» Stored data:
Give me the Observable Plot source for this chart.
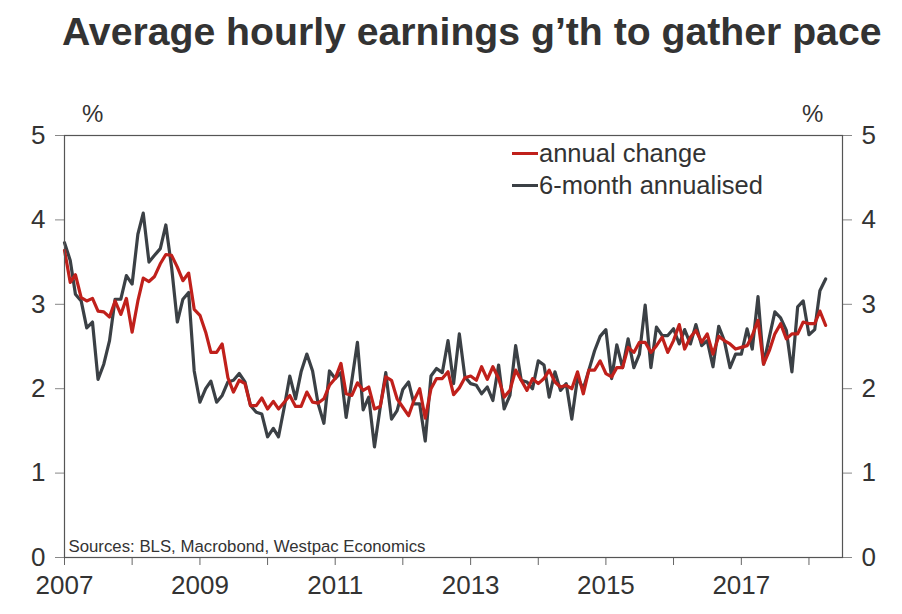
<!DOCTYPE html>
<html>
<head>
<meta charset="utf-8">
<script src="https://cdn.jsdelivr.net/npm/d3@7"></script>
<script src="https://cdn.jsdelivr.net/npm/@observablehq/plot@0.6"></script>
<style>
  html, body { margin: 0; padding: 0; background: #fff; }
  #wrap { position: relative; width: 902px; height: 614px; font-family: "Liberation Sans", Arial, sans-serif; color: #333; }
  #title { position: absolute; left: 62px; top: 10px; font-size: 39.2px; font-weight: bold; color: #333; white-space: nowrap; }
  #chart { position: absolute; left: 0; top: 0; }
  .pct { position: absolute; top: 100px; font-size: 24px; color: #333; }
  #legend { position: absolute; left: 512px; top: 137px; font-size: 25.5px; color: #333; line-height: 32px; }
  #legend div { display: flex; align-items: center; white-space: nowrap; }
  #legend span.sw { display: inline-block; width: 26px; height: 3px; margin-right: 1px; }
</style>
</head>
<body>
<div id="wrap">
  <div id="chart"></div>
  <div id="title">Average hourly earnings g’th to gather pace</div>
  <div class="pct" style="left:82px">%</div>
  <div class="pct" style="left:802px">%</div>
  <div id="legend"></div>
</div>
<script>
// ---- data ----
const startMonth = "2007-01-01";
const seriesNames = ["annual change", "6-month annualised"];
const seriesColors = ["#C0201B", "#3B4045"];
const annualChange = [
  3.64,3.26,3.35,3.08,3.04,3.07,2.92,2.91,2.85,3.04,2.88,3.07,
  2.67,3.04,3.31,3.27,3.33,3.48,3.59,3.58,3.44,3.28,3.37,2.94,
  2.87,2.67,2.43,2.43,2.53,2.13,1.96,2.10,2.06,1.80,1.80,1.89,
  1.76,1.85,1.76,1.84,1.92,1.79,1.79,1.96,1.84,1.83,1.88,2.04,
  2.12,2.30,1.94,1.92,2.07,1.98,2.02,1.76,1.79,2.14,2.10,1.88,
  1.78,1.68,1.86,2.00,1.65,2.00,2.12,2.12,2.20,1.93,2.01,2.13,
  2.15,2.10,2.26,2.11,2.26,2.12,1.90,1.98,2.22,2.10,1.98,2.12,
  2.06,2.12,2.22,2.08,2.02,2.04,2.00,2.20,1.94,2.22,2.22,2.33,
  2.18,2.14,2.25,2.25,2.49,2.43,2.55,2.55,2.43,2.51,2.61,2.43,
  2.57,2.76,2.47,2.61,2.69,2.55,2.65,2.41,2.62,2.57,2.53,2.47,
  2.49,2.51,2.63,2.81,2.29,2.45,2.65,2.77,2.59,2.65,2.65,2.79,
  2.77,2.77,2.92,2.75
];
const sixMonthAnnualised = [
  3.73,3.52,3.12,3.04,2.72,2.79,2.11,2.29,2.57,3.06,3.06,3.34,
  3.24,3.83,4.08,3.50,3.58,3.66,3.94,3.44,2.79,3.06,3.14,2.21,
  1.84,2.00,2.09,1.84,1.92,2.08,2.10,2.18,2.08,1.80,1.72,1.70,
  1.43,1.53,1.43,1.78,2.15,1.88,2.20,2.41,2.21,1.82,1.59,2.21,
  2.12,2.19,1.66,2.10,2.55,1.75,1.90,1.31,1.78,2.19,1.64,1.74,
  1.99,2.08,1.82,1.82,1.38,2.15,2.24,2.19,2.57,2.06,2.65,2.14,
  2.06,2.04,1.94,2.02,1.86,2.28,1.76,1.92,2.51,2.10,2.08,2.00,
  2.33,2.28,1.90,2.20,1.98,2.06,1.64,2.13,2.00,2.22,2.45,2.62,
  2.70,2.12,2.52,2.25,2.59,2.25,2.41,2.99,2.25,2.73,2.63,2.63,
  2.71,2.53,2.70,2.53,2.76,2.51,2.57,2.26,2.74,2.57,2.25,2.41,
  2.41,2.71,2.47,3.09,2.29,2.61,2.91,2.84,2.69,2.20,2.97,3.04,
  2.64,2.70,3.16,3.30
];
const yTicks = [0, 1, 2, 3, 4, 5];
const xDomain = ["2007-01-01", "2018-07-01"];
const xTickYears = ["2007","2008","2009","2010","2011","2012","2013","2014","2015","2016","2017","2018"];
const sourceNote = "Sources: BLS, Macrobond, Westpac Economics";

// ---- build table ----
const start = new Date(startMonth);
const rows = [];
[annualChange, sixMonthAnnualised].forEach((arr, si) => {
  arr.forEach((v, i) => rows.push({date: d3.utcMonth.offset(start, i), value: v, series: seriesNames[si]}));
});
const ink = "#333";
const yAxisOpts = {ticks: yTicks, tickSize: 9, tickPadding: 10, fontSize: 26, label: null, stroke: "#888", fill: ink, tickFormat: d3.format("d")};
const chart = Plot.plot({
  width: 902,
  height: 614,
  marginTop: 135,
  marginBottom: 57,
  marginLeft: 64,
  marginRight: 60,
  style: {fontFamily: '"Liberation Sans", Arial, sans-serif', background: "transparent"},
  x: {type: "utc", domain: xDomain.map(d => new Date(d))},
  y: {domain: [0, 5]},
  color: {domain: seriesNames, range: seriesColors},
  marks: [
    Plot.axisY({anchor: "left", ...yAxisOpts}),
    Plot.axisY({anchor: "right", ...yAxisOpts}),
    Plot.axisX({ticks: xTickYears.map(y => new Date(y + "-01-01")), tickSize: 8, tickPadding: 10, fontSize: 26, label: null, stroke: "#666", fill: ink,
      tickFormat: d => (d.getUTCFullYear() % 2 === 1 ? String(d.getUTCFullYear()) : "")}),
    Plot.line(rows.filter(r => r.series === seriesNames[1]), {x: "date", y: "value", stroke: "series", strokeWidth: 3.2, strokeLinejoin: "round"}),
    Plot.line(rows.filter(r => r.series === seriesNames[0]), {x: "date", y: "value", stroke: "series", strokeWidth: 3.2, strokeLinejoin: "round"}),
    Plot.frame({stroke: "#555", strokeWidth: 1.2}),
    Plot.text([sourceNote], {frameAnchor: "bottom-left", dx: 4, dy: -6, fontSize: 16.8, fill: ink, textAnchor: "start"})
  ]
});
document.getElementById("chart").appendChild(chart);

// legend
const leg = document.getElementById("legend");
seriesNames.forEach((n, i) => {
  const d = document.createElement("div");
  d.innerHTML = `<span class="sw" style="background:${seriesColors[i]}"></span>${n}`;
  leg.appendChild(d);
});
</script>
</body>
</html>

--

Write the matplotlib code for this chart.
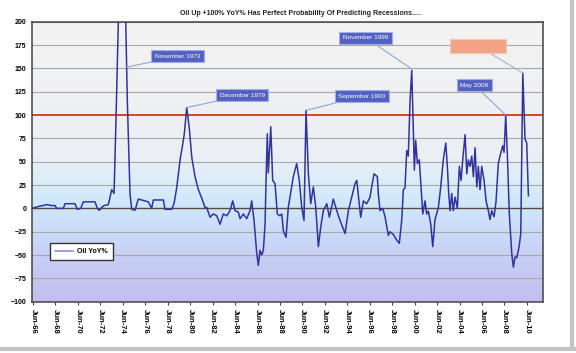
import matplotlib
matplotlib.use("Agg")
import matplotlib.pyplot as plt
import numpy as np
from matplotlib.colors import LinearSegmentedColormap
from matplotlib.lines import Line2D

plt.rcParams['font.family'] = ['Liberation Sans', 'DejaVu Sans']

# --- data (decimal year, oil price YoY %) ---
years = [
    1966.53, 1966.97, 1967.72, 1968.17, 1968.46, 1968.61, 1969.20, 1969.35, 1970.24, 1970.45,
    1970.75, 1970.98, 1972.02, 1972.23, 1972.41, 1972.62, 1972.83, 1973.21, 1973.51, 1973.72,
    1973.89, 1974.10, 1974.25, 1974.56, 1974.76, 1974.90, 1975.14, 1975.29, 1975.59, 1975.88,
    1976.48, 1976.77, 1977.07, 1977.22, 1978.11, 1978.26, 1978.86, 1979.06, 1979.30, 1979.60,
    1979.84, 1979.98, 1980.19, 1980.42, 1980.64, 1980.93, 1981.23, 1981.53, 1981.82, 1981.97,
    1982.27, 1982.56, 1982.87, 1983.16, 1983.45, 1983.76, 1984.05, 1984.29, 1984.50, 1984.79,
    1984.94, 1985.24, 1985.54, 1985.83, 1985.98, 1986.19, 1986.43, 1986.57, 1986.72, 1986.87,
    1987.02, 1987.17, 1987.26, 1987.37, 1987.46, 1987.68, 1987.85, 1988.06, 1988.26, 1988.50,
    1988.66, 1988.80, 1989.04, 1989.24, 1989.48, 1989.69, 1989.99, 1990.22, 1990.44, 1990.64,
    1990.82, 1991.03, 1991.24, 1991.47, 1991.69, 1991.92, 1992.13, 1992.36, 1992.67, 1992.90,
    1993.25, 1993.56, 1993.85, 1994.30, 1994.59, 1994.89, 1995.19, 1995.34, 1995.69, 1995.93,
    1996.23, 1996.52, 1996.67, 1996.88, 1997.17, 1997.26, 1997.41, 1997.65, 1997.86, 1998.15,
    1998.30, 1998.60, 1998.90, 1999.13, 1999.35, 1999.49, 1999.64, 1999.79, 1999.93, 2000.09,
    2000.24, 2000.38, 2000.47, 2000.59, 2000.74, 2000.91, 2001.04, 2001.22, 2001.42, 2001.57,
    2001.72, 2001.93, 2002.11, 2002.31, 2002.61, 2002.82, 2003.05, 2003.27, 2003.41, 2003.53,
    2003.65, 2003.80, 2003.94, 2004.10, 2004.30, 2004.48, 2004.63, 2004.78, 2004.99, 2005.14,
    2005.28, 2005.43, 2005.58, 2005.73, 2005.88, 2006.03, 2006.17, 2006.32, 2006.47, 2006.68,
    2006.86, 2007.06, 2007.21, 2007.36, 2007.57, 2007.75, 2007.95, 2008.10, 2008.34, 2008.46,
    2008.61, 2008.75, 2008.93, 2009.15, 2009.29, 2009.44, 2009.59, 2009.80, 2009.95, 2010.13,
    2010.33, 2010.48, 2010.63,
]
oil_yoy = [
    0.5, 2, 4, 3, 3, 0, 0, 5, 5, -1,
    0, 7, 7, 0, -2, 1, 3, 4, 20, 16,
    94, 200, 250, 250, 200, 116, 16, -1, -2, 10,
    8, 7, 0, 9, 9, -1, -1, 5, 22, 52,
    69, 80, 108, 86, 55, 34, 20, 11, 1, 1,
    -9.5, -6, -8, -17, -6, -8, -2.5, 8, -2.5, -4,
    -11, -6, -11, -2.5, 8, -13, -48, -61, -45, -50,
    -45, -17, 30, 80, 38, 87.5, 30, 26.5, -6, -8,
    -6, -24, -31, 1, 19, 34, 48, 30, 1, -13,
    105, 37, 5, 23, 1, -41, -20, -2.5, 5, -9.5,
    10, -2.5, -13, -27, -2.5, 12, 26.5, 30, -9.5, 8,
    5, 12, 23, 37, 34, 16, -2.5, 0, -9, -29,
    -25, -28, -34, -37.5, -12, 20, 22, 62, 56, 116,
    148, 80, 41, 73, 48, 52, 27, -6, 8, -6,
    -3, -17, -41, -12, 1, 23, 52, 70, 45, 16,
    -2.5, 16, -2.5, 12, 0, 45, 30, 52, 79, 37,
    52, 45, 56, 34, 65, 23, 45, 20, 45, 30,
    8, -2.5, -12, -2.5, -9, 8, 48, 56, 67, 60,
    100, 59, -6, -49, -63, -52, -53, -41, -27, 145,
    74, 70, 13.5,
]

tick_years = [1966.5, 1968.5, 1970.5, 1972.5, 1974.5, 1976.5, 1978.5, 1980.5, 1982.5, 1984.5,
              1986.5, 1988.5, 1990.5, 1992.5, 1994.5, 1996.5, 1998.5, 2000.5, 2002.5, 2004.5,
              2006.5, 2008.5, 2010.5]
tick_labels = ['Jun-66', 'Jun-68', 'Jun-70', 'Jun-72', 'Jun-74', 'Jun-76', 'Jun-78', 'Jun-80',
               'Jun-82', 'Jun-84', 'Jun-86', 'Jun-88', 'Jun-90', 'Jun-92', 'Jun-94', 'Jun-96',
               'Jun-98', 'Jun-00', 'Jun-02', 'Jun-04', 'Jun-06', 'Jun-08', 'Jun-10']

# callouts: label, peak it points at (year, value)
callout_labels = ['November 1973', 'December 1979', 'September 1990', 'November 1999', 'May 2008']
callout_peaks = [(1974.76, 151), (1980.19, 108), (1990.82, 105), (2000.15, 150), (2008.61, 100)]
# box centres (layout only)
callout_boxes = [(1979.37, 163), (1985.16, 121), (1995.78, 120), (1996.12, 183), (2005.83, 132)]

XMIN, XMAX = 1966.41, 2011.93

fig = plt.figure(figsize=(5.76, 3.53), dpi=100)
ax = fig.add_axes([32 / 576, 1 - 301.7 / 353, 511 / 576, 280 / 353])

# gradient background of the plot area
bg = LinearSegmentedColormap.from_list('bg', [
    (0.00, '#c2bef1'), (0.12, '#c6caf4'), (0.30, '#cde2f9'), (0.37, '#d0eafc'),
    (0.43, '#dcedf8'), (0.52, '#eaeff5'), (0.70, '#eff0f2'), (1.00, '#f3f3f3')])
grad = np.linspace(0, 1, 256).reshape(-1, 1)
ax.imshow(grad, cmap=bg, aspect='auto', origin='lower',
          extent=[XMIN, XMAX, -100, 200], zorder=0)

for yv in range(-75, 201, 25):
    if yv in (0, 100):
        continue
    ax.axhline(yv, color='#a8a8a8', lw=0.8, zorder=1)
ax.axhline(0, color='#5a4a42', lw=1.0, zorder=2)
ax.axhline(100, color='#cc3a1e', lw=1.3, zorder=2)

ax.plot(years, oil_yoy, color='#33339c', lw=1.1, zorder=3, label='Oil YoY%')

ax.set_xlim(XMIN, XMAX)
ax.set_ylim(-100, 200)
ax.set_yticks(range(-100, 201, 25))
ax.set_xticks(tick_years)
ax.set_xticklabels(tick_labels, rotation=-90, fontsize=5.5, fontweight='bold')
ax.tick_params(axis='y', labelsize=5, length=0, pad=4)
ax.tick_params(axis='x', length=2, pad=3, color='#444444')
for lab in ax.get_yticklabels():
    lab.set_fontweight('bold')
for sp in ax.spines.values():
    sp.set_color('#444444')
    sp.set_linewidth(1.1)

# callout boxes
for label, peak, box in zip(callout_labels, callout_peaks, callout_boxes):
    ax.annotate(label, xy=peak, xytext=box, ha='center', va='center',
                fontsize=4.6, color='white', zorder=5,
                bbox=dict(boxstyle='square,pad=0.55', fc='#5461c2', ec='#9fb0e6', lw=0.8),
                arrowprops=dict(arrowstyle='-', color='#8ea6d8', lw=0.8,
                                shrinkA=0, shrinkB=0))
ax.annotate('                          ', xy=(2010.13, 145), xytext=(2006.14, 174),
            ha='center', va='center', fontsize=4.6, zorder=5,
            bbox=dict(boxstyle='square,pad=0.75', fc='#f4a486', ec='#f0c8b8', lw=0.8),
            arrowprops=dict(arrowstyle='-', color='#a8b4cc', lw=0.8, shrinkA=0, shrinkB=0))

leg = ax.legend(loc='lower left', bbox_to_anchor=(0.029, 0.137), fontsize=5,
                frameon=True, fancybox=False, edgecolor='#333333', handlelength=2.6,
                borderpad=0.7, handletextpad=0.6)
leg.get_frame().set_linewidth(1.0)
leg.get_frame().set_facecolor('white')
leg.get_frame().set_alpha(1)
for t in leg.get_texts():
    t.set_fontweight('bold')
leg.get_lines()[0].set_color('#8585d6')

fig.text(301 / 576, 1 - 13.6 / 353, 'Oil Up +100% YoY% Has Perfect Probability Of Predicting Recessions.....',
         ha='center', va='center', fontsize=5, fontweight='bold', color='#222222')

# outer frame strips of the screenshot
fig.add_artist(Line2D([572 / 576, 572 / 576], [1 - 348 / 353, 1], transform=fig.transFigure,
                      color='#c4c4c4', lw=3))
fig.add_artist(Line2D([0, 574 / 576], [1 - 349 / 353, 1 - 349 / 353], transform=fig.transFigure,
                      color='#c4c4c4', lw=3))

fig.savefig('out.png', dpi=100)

» Aim: Repeat the lines between those holding "Write the matplotlib code for this chart." and "plt.rcParams['font.family'] = ['Liberation", inclusive. Pictures stay out.

» Worked answer:
Write the matplotlib code for this chart.
import matplotlib
matplotlib.use("Agg")
import matplotlib.pyplot as plt
import numpy as np
from matplotlib.colors import LinearSegmentedColormap
from matplotlib.lines import Line2D

plt.rcParams['font.family'] = ['Liberation Sans', 'DejaVu Sans']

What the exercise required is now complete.